Kanone wrote:No its perfectly smooth. I think I did not express myself well. Its not really '' erratic '' in reality, its more like it's as if the camera was jamming against an invisible wall for a fraction of a second.
Btw, I like to point out that I understand
exactly what you mean with that. It's the main reason why I can't deal with 30FPS gaming. It does look like judder, but it's not. The only way to hide this is through a high amount of motion blur.
The first video shows display ghosting when you play it frame by frame. You can do that in the YouTube player by pausing the video and pressing the "." key on your keyboard. Press it repeatedly to go through the video frame by frame. It's probably a VA panel TV, and those have larger amounts of ghosting compared to gaming monitors. This ghosting can actually hide some of the 30FPS ugliness. There is also a chance that this is not display ghosting, but the game does it on purpose to make 30FPS look better. But I think that's unlikely. It's probably the display.

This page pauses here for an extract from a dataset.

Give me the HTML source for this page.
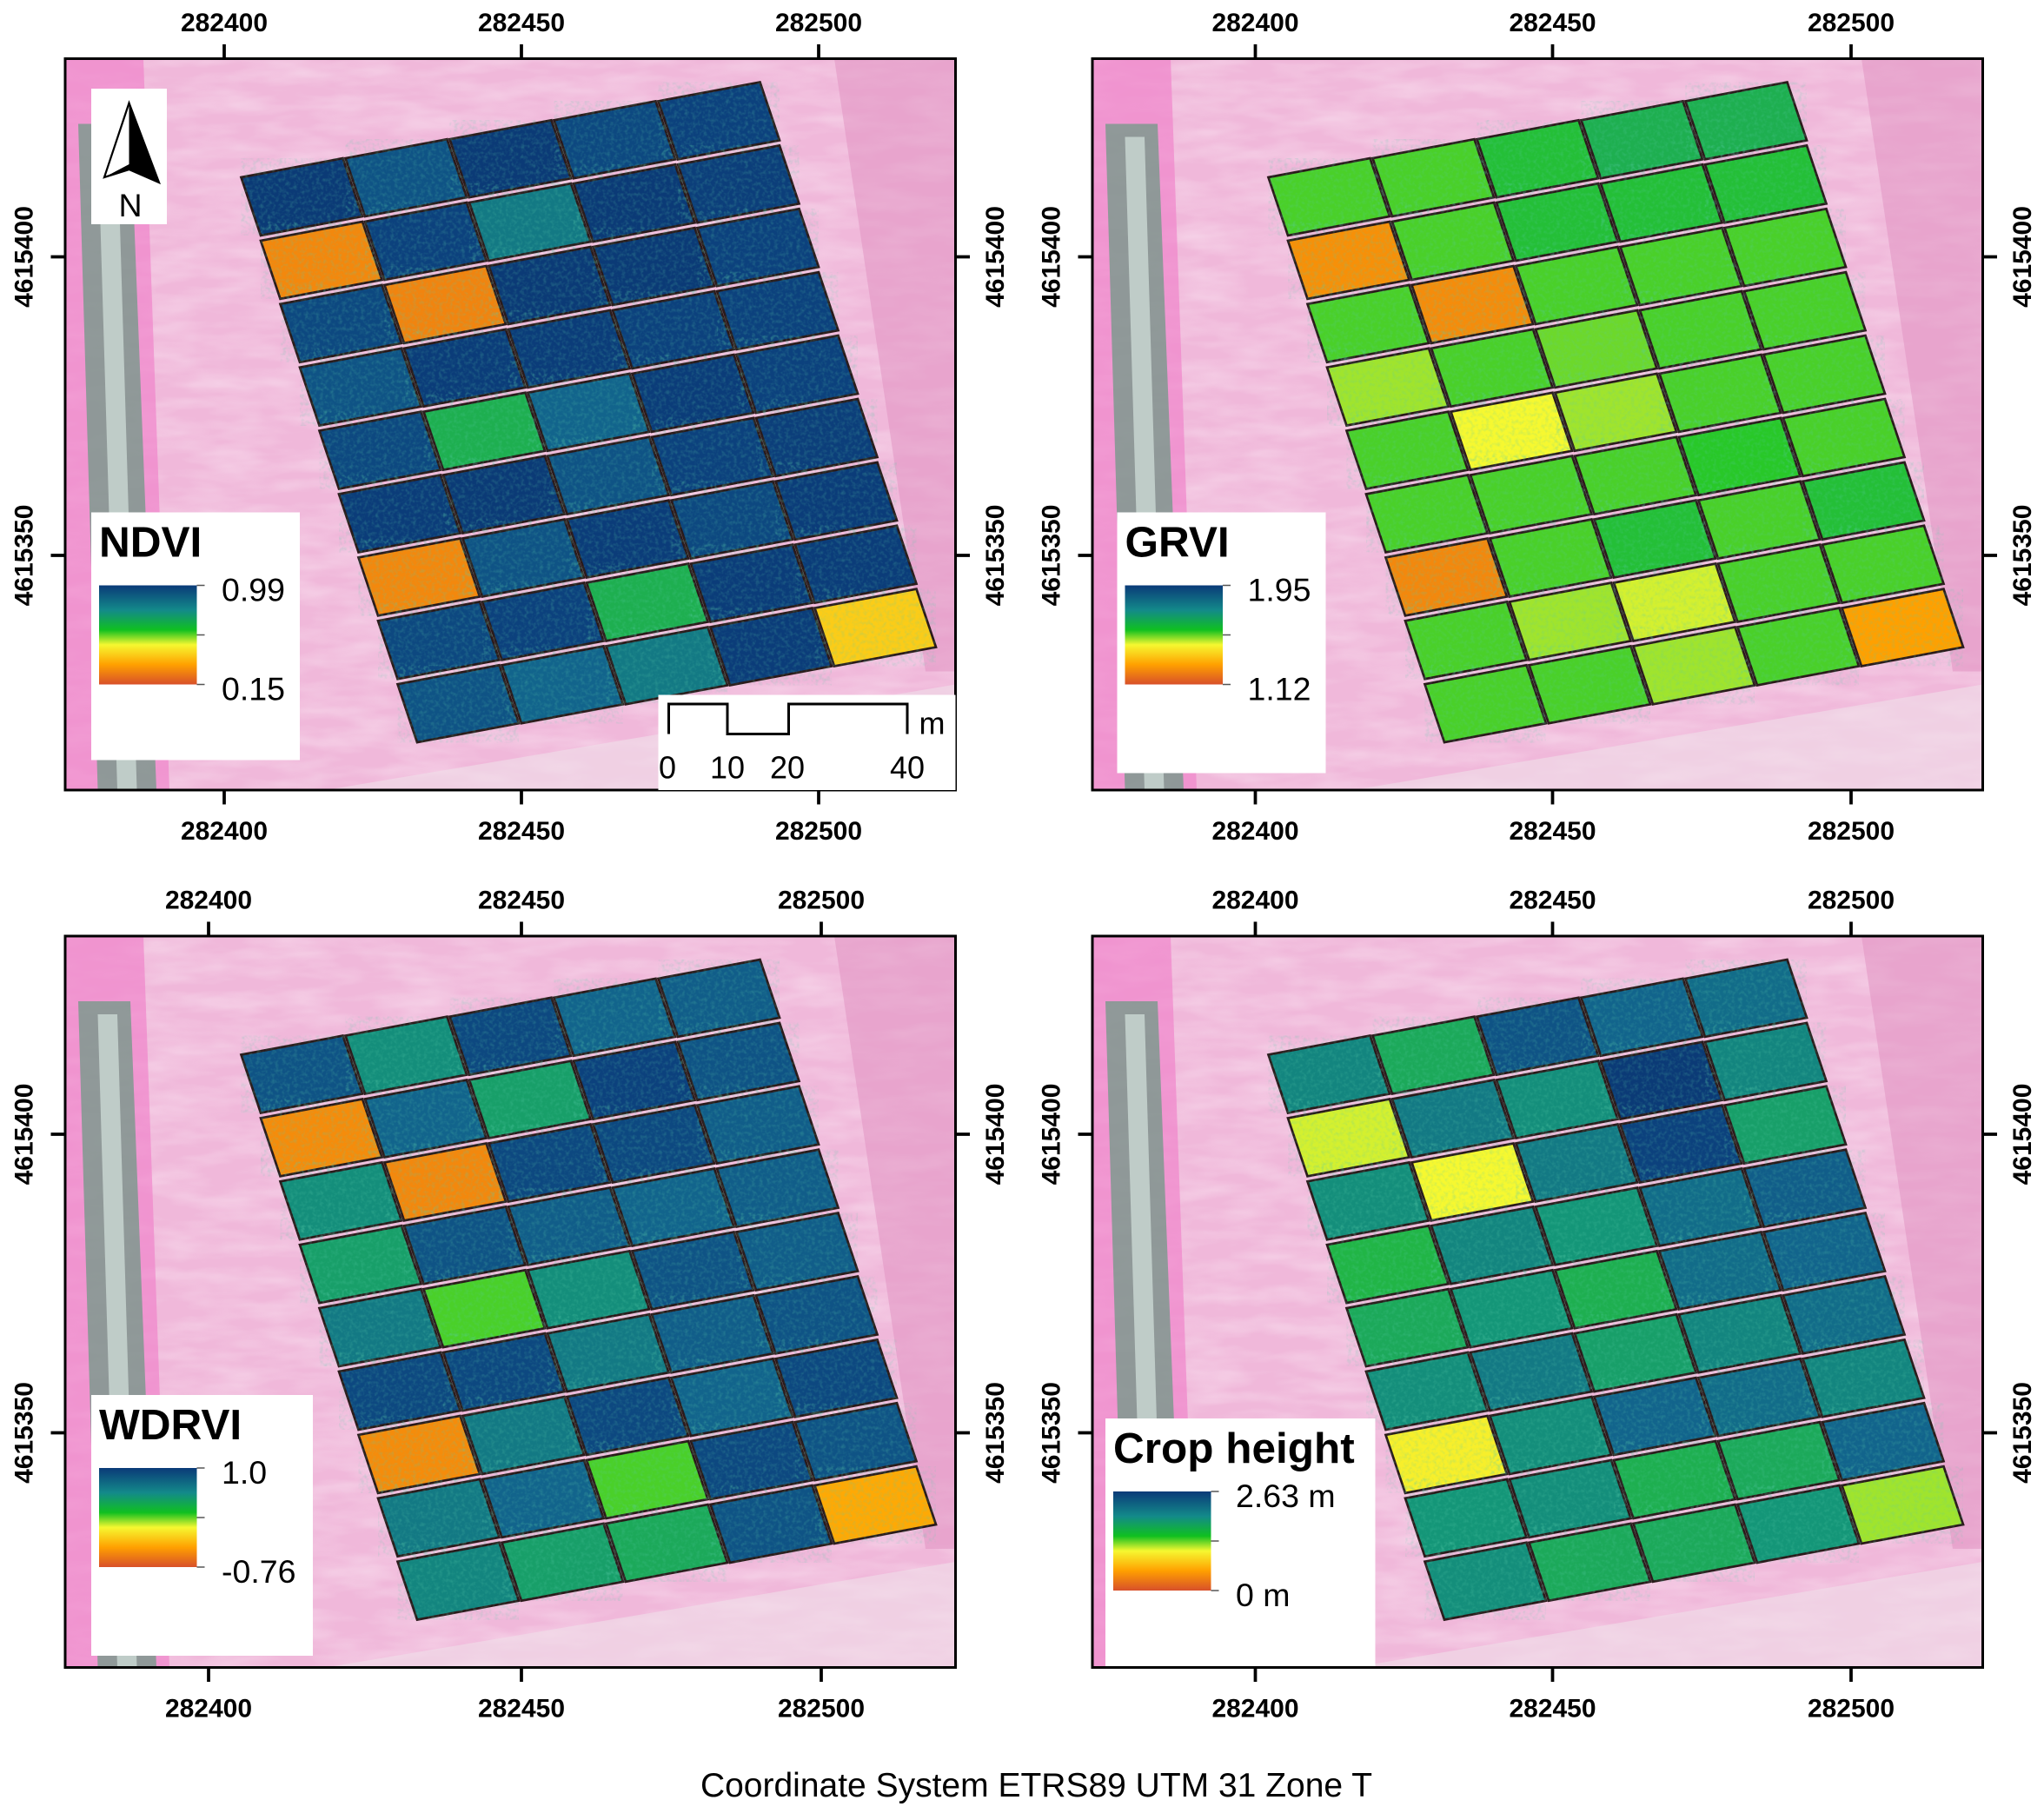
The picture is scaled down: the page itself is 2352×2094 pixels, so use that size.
<!DOCTYPE html>
<html><head><meta charset="utf-8">
<style>
html,body{margin:0;padding:0;background:#fff;}
svg{display:block;}
text{font-family:"Liberation Sans",Arial,sans-serif;}
</style></head>
<body>
<svg id="fig" width="2352" height="2094" viewBox="0 0 1568 1396" xmlns="http://www.w3.org/2000/svg">
<defs>
<filter id="speck" x="0" y="0" width="100%" height="100%">
<feTurbulence type="fractalNoise" baseFrequency="0.35" numOctaves="2" seed="3"/>
<feColorMatrix type="matrix" values="0 0 0 0 0.1  0 0 0 0 0.6  0 0 0 0 0.4  0 0 0 1.4 -0.6"/>
</filter>
<filter id="field" x="0" y="0" width="100%" height="100%">
<feTurbulence type="fractalNoise" baseFrequency="0.02 0.08" numOctaves="3" seed="7"/>
<feColorMatrix type="matrix" values="0 0 0 0 1  0 0 0 0 1  0 0 0 0 1  0 0 0 0.9 -0.3"/>
</filter>
<linearGradient id="cbar" x1="0" y1="0" x2="0" y2="1">
<stop offset="0" stop-color="#0a3a78"/>
<stop offset="0.25" stop-color="#138a8a"/>
<stop offset="0.45" stop-color="#10c020"/>
<stop offset="0.6" stop-color="#f6f830"/>
<stop offset="0.8" stop-color="#ffa000"/>
<stop offset="1" stop-color="#d8502a"/>
</linearGradient>
</defs>
<text x="795" y="1378" text-anchor="middle" font-size="26">Coordinate System ETRS89 UTM 31 Zone T</text>
</svg>
<script>
// Cell mean values (fraction of colour scale, 0=low/orange, 1=high/blue), 9 rows x 5 cols
const ndviValues = [
 [0.95,0.85,0.95,0.88,0.9],
 [0.14,0.9,0.75,0.95,0.92],
 [0.88,0.13,0.95,0.95,0.9],
 [0.85,0.93,0.93,0.9,0.9],
 [0.88,0.6,0.8,0.93,0.9],
 [0.93,0.95,0.85,0.9,0.92],
 [0.14,0.85,0.93,0.88,0.93],
 [0.88,0.9,0.6,0.93,0.93],
 [0.85,0.8,0.75,0.93,0.3]
];
const grviValues = [
 [0.5,0.5,0.55,0.6,0.6],
 [0.16,0.5,0.55,0.55,0.55],
 [0.5,0.15,0.5,0.5,0.5],
 [0.45,0.5,0.48,0.5,0.5],
 [0.5,0.4,0.45,0.5,0.5],
 [0.5,0.5,0.5,0.52,0.5],
 [0.14,0.5,0.55,0.5,0.55],
 [0.5,0.45,0.42,0.5,0.5],
 [0.5,0.5,0.45,0.5,0.2]
];
const wdrviValues = [
 [0.85,0.7,0.88,0.8,0.82],
 [0.15,0.8,0.65,0.9,0.85],
 [0.7,0.14,0.88,0.88,0.82],
 [0.65,0.85,0.82,0.8,0.82],
 [0.75,0.5,0.7,0.85,0.82],
 [0.88,0.88,0.75,0.82,0.85],
 [0.15,0.75,0.88,0.8,0.88],
 [0.75,0.8,0.5,0.88,0.85],
 [0.72,0.65,0.62,0.85,0.22]
];
const heightValues = [
 [0.72,0.62,0.85,0.8,0.78],
 [0.42,0.75,0.7,0.95,0.72],
 [0.7,0.4,0.75,0.9,0.65],
 [0.58,0.72,0.68,0.78,0.82],
 [0.62,0.68,0.6,0.78,0.8],
 [0.7,0.75,0.65,0.72,0.78],
 [0.38,0.7,0.8,0.78,0.72],
 [0.68,0.7,0.6,0.62,0.8],
 [0.7,0.62,0.62,0.68,0.45]
];
const xTickLabels = ["282400","282450","282500"];
const yTickLabels = ["4615400","4615350"];

const NS="http://www.w3.org/2000/svg";
const svg=document.getElementById('fig');
function el(tag,attrs,parent){const e=document.createElementNS(NS,tag);for(const k in attrs)e.setAttribute(k,attrs[k]);(parent||svg).appendChild(e);return e;}
const stops=[[0,[216,80,42]],[0.2,[255,160,0]],[0.4,[246,248,48]],[0.52,[40,200,40]],[0.68,[20,150,120]],[0.8,[18,100,140]],[0.9,[12,65,125]],[1,[10,50,110]]];
function cmap(v){v=Math.max(0,Math.min(1,v));for(let i=1;i<stops.length;i++){if(v<=stops[i][0]){const a=stops[i-1],b=stops[i];const t=(v-a[0])/(b[0]-a[0]);const c=a[1].map((x,j)=>Math.round(x+(b[1][j]-x)*t));return `rgb(${c[0]},${c[1]},${c[2]})`;}}return 'rgb(10,50,110)';}

const panels=[
 {name:'ndvi',x:50,y:45,data:ndviValues,title:'NDVI',hi:'0.99',lo:'0.15',box:[70,393,160,190],ticksX:[172,400,628]},
 {name:'grvi',x:838,y:45,data:grviValues,title:'GRVI',hi:'1.95',lo:'1.12',box:[857,393,160,200],ticksX:[963,1191,1420]},
 {name:'wdrvi',x:50,y:718,data:wdrviValues,title:'WDRVI',hi:'1.0',lo:'-0.76',box:[70,1070,170,200],ticksX:[160,400,630]},
 {name:'crop-height',x:838,y:718,data:heightValues,title:'Crop height',hi:'2.63 m',lo:'0 m',box:[848,1088,207,190],ticksX:[963,1191,1420]}
];
const W=683,H=561;
const u=[80,-14.6], v=[15,48.6];
panels.forEach((p,pi)=>{
 const g=el('g',{});
 
 
 const cp=el('clipPath',{id:'cp'+pi},svg.querySelector('defs'));
 el('rect',{x:p.x,y:p.y,width:W,height:H},cp);
 const bg=el('g',{'clip-path':`url(#cp${pi})`},g);
 
 
 el('rect',{x:p.x,y:p.y,width:W,height:H,fill:'#f0b8da'},bg);
 el('rect',{x:p.x,y:p.y,width:W,height:H,fill:'#fff',filter:'url(#field)',opacity:0.6},bg);
 el('polygon',{points:`${p.x},${p.y} ${p.x+60},${p.y} ${p.x+80},${p.y+H} ${p.x},${p.y+H}`,fill:'#f07cc8',opacity:0.6},bg);
 el('polygon',{points:`${p.x+10},${p.y+50} ${p.x+50},${p.y+50} ${p.x+70},${p.y+H} ${p.x+25},${p.y+H}`,fill:'#6f9a86',opacity:0.75},bg);
 el('polygon',{points:`${p.x+25},${p.y+60} ${p.x+40},${p.y+60} ${p.x+55},${p.y+H} ${p.x+40},${p.y+H}`,fill:'#dfeee8',opacity:0.6},bg);
 el('polygon',{points:`${p.x+590},${p.y} ${p.x+W},${p.y} ${p.x+W},${p.y+470} ${p.x+660},${p.y+470}`,fill:'#e090c0',opacity:0.5},bg);
 el('polygon',{points:`${p.x+200},${p.y+H} ${p.x+W},${p.y+480} ${p.x+W},${p.y+H}`,fill:'#f0e0ea',opacity:0.6},bg);
 const ox=p.x+134, oy=p.y+89;
 for(let r=0;r<9;r++)for(let c=0;c<5;c++){
  const x0=ox+c*u[0]+r*v[0], y0=oy+c*u[1]+r*v[1];
  const pts=[[x0+1,y0+2],[x0+u[0]-1,y0+u[1]+2],[x0+u[0]+v[0]-1,y0+u[1]+v[1]-2],[x0+v[0]+1,y0+v[1]-2]];
  const ptsS=pts.map(q=>q.join(',')).join(' ');
  const cell=el('polygon',{points:ptsS,fill:cmap(p.data[r][c]),stroke:'#2a1a1a','stroke-width':1.8},bg);
  
  
  el('polygon',{points:ptsS,fill:'#000',filter:'url(#speck)',opacity:0.4},bg);
 }
 el('rect',{x:p.x,y:p.y,width:W,height:H,fill:'none',stroke:'#000','stroke-width':2},g);
 p.ticksX.forEach((tx,i)=>{
  el('line',{x1:tx,y1:p.y-11,x2:tx,y2:p.y,stroke:'#000','stroke-width':2.5},g);
  el('line',{x1:tx,y1:p.y+H,x2:tx,y2:p.y+H+11,stroke:'#000','stroke-width':2.5},g);
  const t1=el('text',{x:tx,y:p.y-21,'text-anchor':'middle','font-size':20,'font-weight':'bold'},g);t1.textContent=xTickLabels[i];
  
  
  const t2=el('text',{x:tx,y:p.y+H+38,'text-anchor':'middle','font-size':20,'font-weight':'bold'},g);t2.textContent=xTickLabels[i];
  
  
 });
 [152,381].forEach((dy,i)=>{
  const ty=p.y+dy;
  el('line',{x1:p.x-11,y1:ty,x2:p.x,y2:ty,stroke:'#000','stroke-width':2.5},g);
  el('line',{x1:p.x+W,y1:ty,x2:p.x+W+11,y2:ty,stroke:'#000','stroke-width':2.5},g);
  const a=el('text',{x:0,y:0,transform:`translate(${p.x-25},${ty}) rotate(-90)`,'text-anchor':'middle','font-size':20,'font-weight':'bold'},g);a.textContent=yTickLabels[i];
  
  
  const b=el('text',{x:0,y:0,transform:`translate(${p.x+W+37},${ty}) rotate(-90)`,'text-anchor':'middle','font-size':20,'font-weight':'bold'},g);b.textContent=yTickLabels[i];
  
  
 });
 const lg=el('g',{},g);
 
 
 const [bx,by,bw,bh]=p.box;
 el('rect',{x:bx,y:by,width:bw,height:bh,fill:'#fff'},lg);
 const tt=el('text',{x:bx+6,y:by+34,'font-size':33,'font-weight':'bold'},lg);tt.textContent=p.title;
 const cbx=bx+6, cby=by+56;
 el('rect',{x:cbx,y:cby,width:75,height:76,fill:'url(#cbar)'},lg);
 [0,38,76].forEach(d=>el('line',{x1:cbx+75,y1:cby+d,x2:cbx+81,y2:cby+d,stroke:'#555','stroke-width':1},lg));
 const h1=el('text',{x:cbx+94,y:cby+12,'font-size':25},lg);h1.textContent=p.hi;
 const h2=el('text',{x:cbx+94,y:cby+88,'font-size':25},lg);h2.textContent=p.lo;
});
const na=el('g',{});


el('rect',{x:70,y:68,width:58,height:104,fill:'#fff'},na);
el('polygon',{points:'99,79 80,136 99,130 122,140',fill:'#fff',stroke:'#000','stroke-width':1.5},na);
el('polygon',{points:'99,79 99,130 122,140',fill:'#000'},na);
el('polygon',{points:'80,136 99,130 99,126',fill:'#000'},na);
const nt=el('text',{x:100,y:166,'text-anchor':'middle','font-size':25},na);nt.textContent='N';
const sb=el('g',{});


el('rect',{x:505,y:533,width:228,height:73,fill:'#fff'},sb);
el('polyline',{points:'513,563 513,540 558,540 558,563 605,563 605,540 696,540 696,563',fill:'none',stroke:'#000','stroke-width':2},sb);
[["0",512],["10",558],["20",604],["40",696]].forEach(([s,x])=>{const t=el('text',{x:x,y:597,'text-anchor':'middle','font-size':24},sb);t.textContent=s;});
const mt=el('text',{x:715,y:563,'text-anchor':'middle','font-size':24},sb);mt.textContent='m';
</script>
</body></html>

The second video looks perfectly clear. There is no judder actually. That's how 30FPS looks like when you have a crystal clear image without ghosting and without the game using motion blur. The clearer the display is during motion (and a gaming monitor is always much clearer than a TV), the more obvious the stutter and almost "flicker" like nature of 30FPS becomes. Also, playing a mouse instead of a console controller can make it worse, because faster motion exaggerates the issue further compared to smoother and slower motion with a controller.
If you do indeed get judder in the games you play on your PC, you should tweak your RTSS cap slightly. Instead of 60FPS, use 59.9 and see if that helps. For 1/2 vsync, instead of 30FPS, use 29.9FPS. This makes sure that the RTSS limiter is actually getting triggered for each frame.
Also, since you have a 144Hz display, there's a nice trick you can do here. Play the game at 144Hz (set "Highest available" in the "Preferred refresh rate" setting in the nvidia panel's "3D Settings" section) and then use Inspector to set 1/4 vsync which gives 36FPS, or 1/3 vsync, which gives 48FPS.
Finally, for Skyrim in particular (and the other Bethesda RPGs, like Fallout 4), you really need to disable the game's vsync in the ini file, and force vsync in the nvidia panel. The Bethesda engine has severe issues with its own vsync implementation and on many systems it has extreme levels of judder.
Kanone wrote:Here the video. I've enable the frame counter like that you can see the framerate jumping to 61/62 for no reason, even with RTSS or with the nvidia profile inspector framerate lock, or without frame lock at all. Also i have enabled Vsync through nvidia profile inspector and i've locked the framerate to 60 with RTSS. I play in fullscreen.
https://www.youtube.com/watch?v=9hh-RU8V8jE
Its definitely not smooth.
OK, there
is definitely judder in that video (going through it frame by frame makes it obvious, since some frames are duplicate.) Try and see if a 59.9FPS limit helps. Or perhaps 120Hz with 1/2 vsync and a 59.9FPS limit.
(As a side note, 120Hz or 144Hz with a 1/x vsync setting is usually better overall, as it gives lower input lag in combination with an appropriate RTSS cap. But that's another story entirely.